THORDATA_PASS = "your_password"

proxy_url = build_thordata_proxy(THORDATA_USER, THORDATA_PASS, country="US")
proxy_session = make_session_with_proxy(proxy_url=proxy_url, token=GITHUB_TOKEN)

# Now use proxy_session instead of session for all requests
# Each request automatically routes through a different residential IP

With rotating proxies, you spread load across IPs automatically. That said, for most scraping tasks the public API with a token is sufficient — reach for proxies when you actually need scale, not by default.

Summary

The GitHub REST API is solid and well-documented.
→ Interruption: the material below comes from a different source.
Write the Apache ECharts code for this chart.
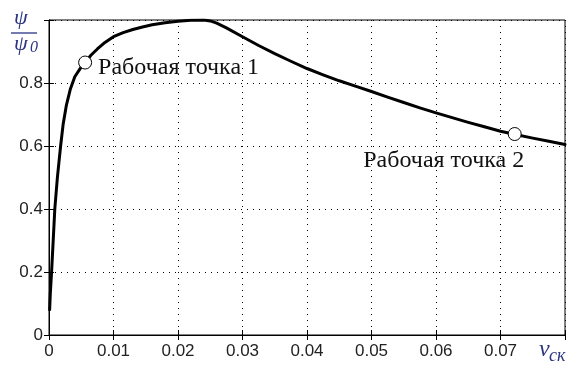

The main things to get right:

Always authenticate — 60 req/hr unauthenticated is nothing
Check X-RateLimit-Remaining on every response and back off when it hits zero
Use the Link header for pagination, not manual page counting
Code search has a separate, stricter rate limit — slow down for that endpoint
Use exponential backoff on 403/429 responses
For large-scale collection, rotating residential proxies spread load across IPs

The endpoints covered here — /search/repositories, /repos/{owner}/{repo}/contributors, /repos/{owner}/{repo}/commits, /repos/{owner}/{repo}/issues, and /search/code — cover the majority of what you'd want for repo analysis, competitive intelligence, or dataset building. The full API reference at docs.github.com/en/rest has the complete field listings if you need something more specific.

For real-world data pipelines, combine the SQLite storage layer with a scheduled job (cron or a simple sleep loop) and you have a continuously updating dataset that costs nothing to run beyond the occasional proxy bill.